The Long Reach Village Covenants are one of the many pieces of paper you (or your landlord) received at the time of settlement on your property. We hope you have read and understood them.
Copies of the Covenants and Guidelines are available at Stonehouse, in the Long Reach Village Center. Each of the other villages in Columbia has similar covenants, or contracts.
The Covenants assure the residents of certain minimum standards for land use, architectural design and property maintenance throughout their village. They also provide for your membership in the Columbia Association, Inc. (CA), and the Long Reach Community Association, Inc. (LRCA), and establish the mechanism for the operation of these associations. These Covenants run with the land as part of your deed of ownership and cannot, as a practical matter, be changed. They are a contract between the Village Association, as represented by its elected Board of Directors (the Village Board) and the residents, and between each resident and every other resident of the Village. Thus, when dealing with the Covenants and the architectural control process you are dealing with your friends and neighbors in the Village of Long Reach. It is our intent and duty to help you in every way to obtain the fullest enjoyment of your property and common CA-owned property, consistent with your obligations to other residents.
The architectural guidelines are based on the covenants of Long Reach, and help residents understand what types of exterior alterations and In-Home Businesses are most likely to be approved.
The Village of Long Reach is a covenant protected community. These covenants require, among other things, that all permanent changes to a lot be approved by the Village Architecture Committee.
You should submit an exterior alteration application to the village covenant advisor. Your application will be reviewed by the Resident Architecture Committee (RAC), a committee of volunteers who reside in Long Reach, and makes recommendations to the Architecture Committee (AC). The AC will decide whether to approve, approve with provisions, or disapprove an application. If the AC member agrees with the RAC’s decision, the AC member will sign the application, granting final approval. If the application has been approved, the resident may proceed with the project, assuming the resident has approvals from all applicable agencies.
Applications may be emailed to our Covenant Advisor (visit our contact us page for their information), turned in at the village office at Stonehouse, or may be mailed to our office at 8775 Cloudleap Court, Columbia, MD 21045.
How long will it take for me to get approval of my application once it is submitted to the covenant advisor?
Once a complete application is received (incomplete applications will be returned) it will be placed on the agenda for the next RAC meeting. Each application (except for Fast Track applications) will be seen at two consecutive meetings to allow the RAC time for site visits. Meetings are held every other Wednesday at 7:30pm at Stonehouse (8775 Cloudleap Court Columbia, MD).
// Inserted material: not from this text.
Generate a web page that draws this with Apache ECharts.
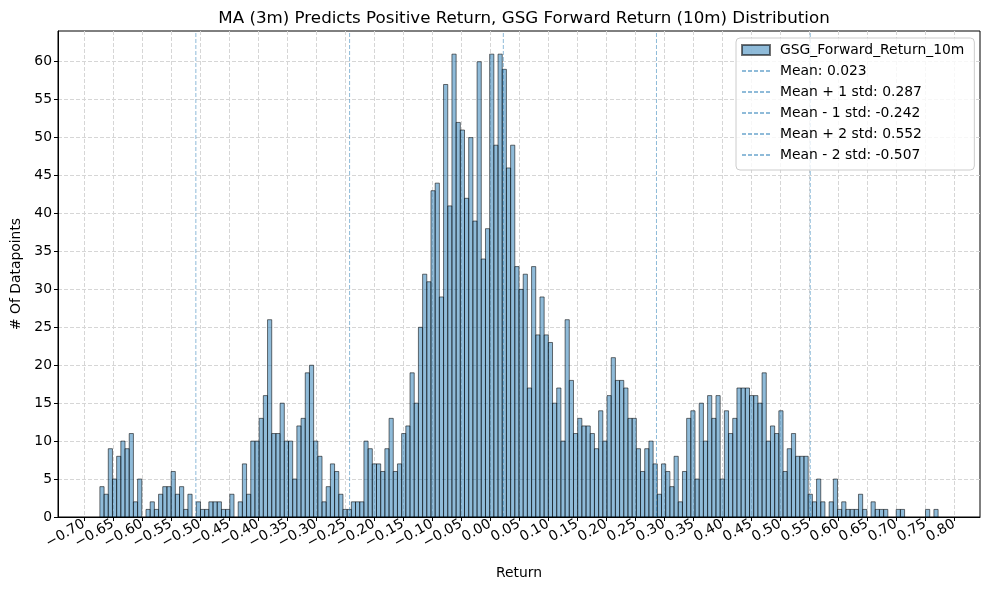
<!DOCTYPE html>
<html>
<head>
<meta charset="utf-8">
<script src="https://cdn.jsdelivr.net/npm/echarts@6/dist/echarts.min.js"></script>
<style>
    html, body { margin: 0; padding: 0; background: #fff; }
    #chart { width: 989px; height: 590px; }
</style>
</head>
<body>
<div id="chart"></div>
<script>
// histogram bins (200 bins between the min and max return)
const binStart = -0.6724
const binWidth = 0.007224
const counts = [
    4, 3, 9, 5, 8, 10, 9, 11, 2, 5,
    0, 1, 2, 1, 3, 4, 4, 6, 3, 4,
    1, 3, 0, 2, 1, 1, 2, 2, 2, 1,
    1, 3, 0, 2, 7, 3, 10, 10, 13, 16,
    26, 11, 11, 15, 10, 10, 5, 12, 13, 19,
    20, 10, 8, 2, 4, 7, 6, 3, 1, 1,
    2, 2, 2, 10, 9, 7, 7, 6, 9, 13,
    6, 7, 11, 12, 19, 15, 25, 32, 31, 43,
    44, 29, 57, 41, 61, 52, 51, 42, 50, 39,
    60, 34, 38, 61, 49, 61, 59, 46, 49, 33,
    30, 32, 17, 33, 24, 29, 24, 23, 15, 17,
    10, 26, 18, 11, 13, 12, 12, 11, 9, 14,
    10, 16, 21, 18, 18, 17, 13, 13, 9, 6,
    9, 10, 7, 3, 7, 6, 4, 8, 2, 6,
    13, 14, 5, 15, 10, 16, 13, 16, 5, 14,
    11, 13, 17, 17, 17, 16, 16, 15, 19, 10,
    12, 11, 14, 6, 9, 11, 8, 8, 8, 3,
    2, 5, 2, 0, 2, 5, 1, 2, 1, 1,
    1, 3, 1, 0, 2, 1, 1, 1, 0, 0,
    1, 1, 0, 0, 0, 0, 0, 1, 0, 1
]
const statNames = ['Mean: 0.023', 'Mean + 1 std: 0.287', 'Mean - 1 std: -0.242', 'Mean + 2 std: 0.552', 'Mean - 2 std: -0.507']
const statValues = [0.023, 0.287, -0.242, 0.552, -0.507]
const xTicks = [-0.70, -0.65, -0.60, -0.55, -0.50, -0.45, -0.40, -0.35, -0.30, -0.25, -0.20, -0.15, -0.10, -0.05,
    0.00, 0.05, 0.10, 0.15, 0.20, 0.25, 0.30, 0.35, 0.40, 0.45, 0.50, 0.55, 0.60, 0.65, 0.70, 0.75, 0.80]
const yTicks = [0, 5, 10, 15, 20, 25, 30, 35, 40, 45, 50, 55, 60]
const xMin = -0.7446
const xMax = 0.8446
const yMax = 64.05

const font = 'DejaVu Sans'
const histName = 'GSG_Forward_Return_10m'
const lineColor = 'rgba(31,119,180,0.5)'
const gridLine = { show: true, lineStyle: { color: '#d6d6d6', width: 1, type: [4, 2] } }

const chart = echarts.init(document.getElementById('chart'))

const histSeries = {
    name: histName,
    type: 'custom',
    data: counts.map((c, i) => [binStart + i * binWidth, binStart + (i + 1) * binWidth, c]),
    encode: { x: [0, 1], y: 2 },
    itemStyle: { color: 'rgba(31,119,180,0.5)', borderColor: 'rgba(0,0,0,0.55)', borderWidth: 1 },
    renderItem: (params, api) => {
        if (!api.value(2)) return null
        const topLeft = api.coord([api.value(0), api.value(2)])
        const bottomRight = api.coord([api.value(1), 0])
        return {
            type: 'rect',
            shape: {
                x: topLeft[0],
                y: topLeft[1],
                width: bottomRight[0] - topLeft[0],
                height: bottomRight[1] - topLeft[1]
            },
            style: api.style()
        }
    },
    z: 2
}

const statSeries = statValues.map((v, k) => ({
    name: statNames[k],
    type: 'line',
    data: [[v, 0], [v, yMax]],
    symbol: 'none',
    silent: true,
    lineStyle: { color: lineColor, width: 1, type: [4, 2] },
    itemStyle: { color: lineColor },
    z: 3
}))

const fmt = v => (Math.round(v * 100) / 100).toFixed(2).replace('-', '\u2212')

chart.setOption({
    animation: false,
    title: {
        text: 'MA (3m) Predicts Positive Return, GSG Forward Return (10m) Distribution',
        left: 519,
        top: 5,
        textAlign: 'center',
        textStyle: { fontFamily: font, fontSize: 16.7, fontWeight: 'normal', color: '#000' }
    },
    legend: {
        orient: 'vertical',
        left: 736,
        top: 38,
        padding: [5, 10, 8, 5],
        itemWidth: 28,
        itemHeight: 10,
        itemGap: 7,
        backgroundColor: 'rgba(255,255,255,0.8)',
        borderColor: '#cccccc',
        borderWidth: 1,
        borderRadius: 4,
        textStyle: { fontFamily: font, fontSize: 13.9, color: '#000', padding: [0, 0, 0, 5] },
        data: [
            { name: histName, icon: 'rect' },
            ...statNames.map(n => ({ name: n, itemStyle: { opacity: 0 } }))
        ]
    },
    grid: {
        left: 58,
        right: 9,
        top: 31,
        bottom: 73,
        show: true,
        borderColor: '#000',
        borderWidth: 1
    },
    xAxis: {
        type: 'value',
        min: xMin,
        max: xMax,
        name: 'Return',
        nameLocation: 'middle',
        nameGap: 49,
        nameTextStyle: { fontFamily: font, fontSize: 13.9, color: '#000' },
        axisLine: { show: true, onZero: false, lineStyle: { color: '#000', width: 1 } },
        axisTick: { show: true, customValues: xTicks, length: 4, lineStyle: { color: '#000' } },
        axisLabel: {
            customValues: xTicks,
            rotate: 30,
            margin: 6,
            formatter: fmt,
            fontFamily: font,
            fontSize: 13.9,
            color: '#000'
        },
        splitLine: gridLine
    },
    yAxis: {
        type: 'value',
        min: 0,
        max: yMax,
        name: '# Of Datapoints',
        nameLocation: 'middle',
        nameGap: 34,
        nameTextStyle: { fontFamily: font, fontSize: 13.9, color: '#000' },
        axisLine: { show: true, onZero: false, lineStyle: { color: '#000', width: 1 } },
        axisTick: { show: true, customValues: yTicks, length: 4, lineStyle: { color: '#000' } },
        axisLabel: { customValues: yTicks, margin: 6, fontFamily: font, fontSize: 13.9, color: '#000' },
        splitLine: gridLine
    },
    series: [histSeries, ...statSeries]
})
</script>
</body>
</html>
Applications usually take no longer than 30 days for review by the Architectural Committee, unless applying for a major alteration. Applications may take up to 60 days to be reviewed.
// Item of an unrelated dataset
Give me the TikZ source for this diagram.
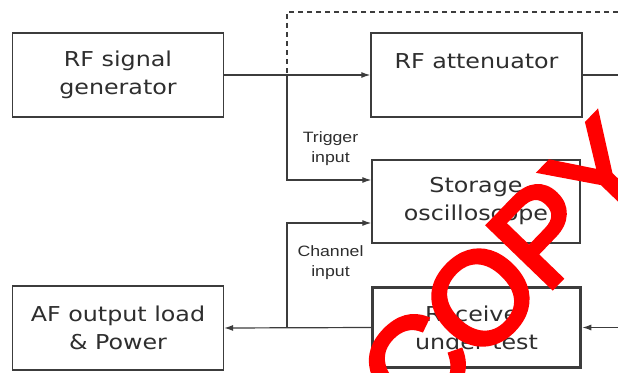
\documentclass[tikz,border=0pt]{standalone}
\usepackage{fontspec}
\usetikzlibrary{arrows.meta}
\newfontfamily\boxfont[FakeStretch=1.16]{DejaVu Sans}
\newfontfamily\lblfont[FakeStretch=1.18]{Liberation Sans}
\newfontfamily\stampfont[FakeBold=3.5,LetterSpace=-3]{Liberation Sans}
\definecolor{linegray}{HTML}{3C3C3C}
\definecolor{textgray}{HTML}{2E2E2E}
\definecolor{stampred}{HTML}{FF0000}
\tikzset{
  block/.style={draw=linegray, line width=1.3pt, minimum width=211pt, minimum height=84pt,
    inner sep=0pt, align=center, text=textgray, font=\boxfont\fontsize{20.5}{28}\selectfont},
  thickblock/.style={block, line width=3.5pt, minimum width=208pt, minimum height=80pt},
  lbl/.style={inner sep=0pt, align=center, text=textgray, font=\lblfont\fontsize{15}{20}\selectfont},
  conn/.style={draw=linegray, line width=1.2pt},
  arr/.style={conn, -{Latex[length=9pt,width=6pt]}},
  dashline/.style={conn, dash pattern=on 5pt off 4pt},
  stamp/.style={inner sep=0pt, text=stampred, font=\stampfont\fontsize{130}{130}\selectfont}
}
\begin{document}
\begin{tikzpicture}[x=1pt,y=-1pt]
\clip (0,0) rectangle (618,372);
\fill[white] (0,0) rectangle (618,372);
% blocks
\node[block] (gen) at (118,75) {RF signal\\generator};
\node[block] (att) at (476.5,75) {RF attenuator\\\mbox{}};
\node[block, minimum width=208pt, minimum height=83pt] (scope) at (476,201.5) {Storage\\oscilloscope};
\node[block] (af) at (118,328) {AF output load\\\& Power};
\node[thickblock] (recv) at (476.5,327.5) {Receiver\\under test};
% points on the lines
\coordinate (split) at (287,75);
\coordinate (tap) at (287,327.5);
\coordinate (outR) at (618,75);
\coordinate (inR) at (618,327.5);
\coordinate (dashR) at (618,12);
% connections
\draw[conn] (gen.east) -- (split);
\draw[arr] (split) -- (att.west);
\draw[conn] (att.east) -- (outR);
\draw[dashline] (dashR) -| (split);
\draw[arr] (split) |- ([yshift=21.5pt]scope.west);
\draw[arr] (tap) |- ([yshift=-21.5pt]scope.west);
\draw[arr] (inR) -- (recv.east);
\draw[arr] (recv.west) -- (af.east);
% labels
\node[lbl] (trig) at (330.5,149) {Trigger\\input};
\node[lbl] (chan) at (330.5,263) {Channel\\input};
% stamp
\node[stamp, anchor=base west, rotate=46] (copy) at (415,430) {COPY};
\end{tikzpicture}
\end{document}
If you, the applicant, want to appeal an unfavorable decision by the AC, your request must be submitted in writing within 10 days after you receive written notification of that action. The AC as a whole will then arrange to hear the appeal. Their decision is then legal and binding and can only be changed in court.
Proceeding with an alteration or in-home business prior to obtaining written approval is prohibited by the covenants and is done at your own risk. Unless your alteration falls within the criteria under the guidelines not requiring an application, your property would be in violation of the covenants. Another resident or the RAC could make Long Reach aware of this violation. You could then face the cost of removing or modifying the alteration/in-home business to comply with the AC’s decision. In considering applications, the RAC will not be influenced for or against the application if work is commenced prior to approval. However, residents are strongly urged not to undertake construction or operation in advance. A covenant violation could ultimately impair your ability to sell the property as a letter of non-compliance would reveal any existing violations. Prospective purchasers may request a letter of compliance from the sellers to confirm that all alterations on a property have recieved Long Reach approval.
Complaints, which remain anonymous, should be brought to the attention of the Covenant Advisor who will investigate to verify if a violation exists. The property owner will be notified and asked to correct the violation either by removal, by submission of an acceptable application, or by repair in the case of a maintenance problem. Most problems are resolved at this stage; however, if no action is taken to correct the violation, a formal notice is sent stating that legal remedies may be initiated. A letter stating that the property is in compliance will not be issued if a violation exists and this may affect property resale. Realtors may be notified of known covenant violations.
A Letter of Compliance is issued only upon request (such as resale) and certifies that all alterations were approved by the Long Reach Community Association and comply with the covenants. It also certifies that at the time of inspection there were no maintenance violations. It is the property owner’s responsibility to make sure that the alteration is constructed within the property lines.
It is recommended if you are selling property in Columbia to request a Letter of Compliance but it is not required. This letter provides written documentation from the Village of Long Reach that your property is free of covenant violations, and therefore compliant with the Long Reach covenants. If violations exist, a letter will be sent stating what needs to be done to bring the property into compliance. If violations cannot be corrected for any reason, however, simply disclose this information to a buyer, and the property may be sold in a non compliant condition. Please note however, all non-compliant, uncorrected violations will thereafter become the responsibility of the buyer when they purchase the property.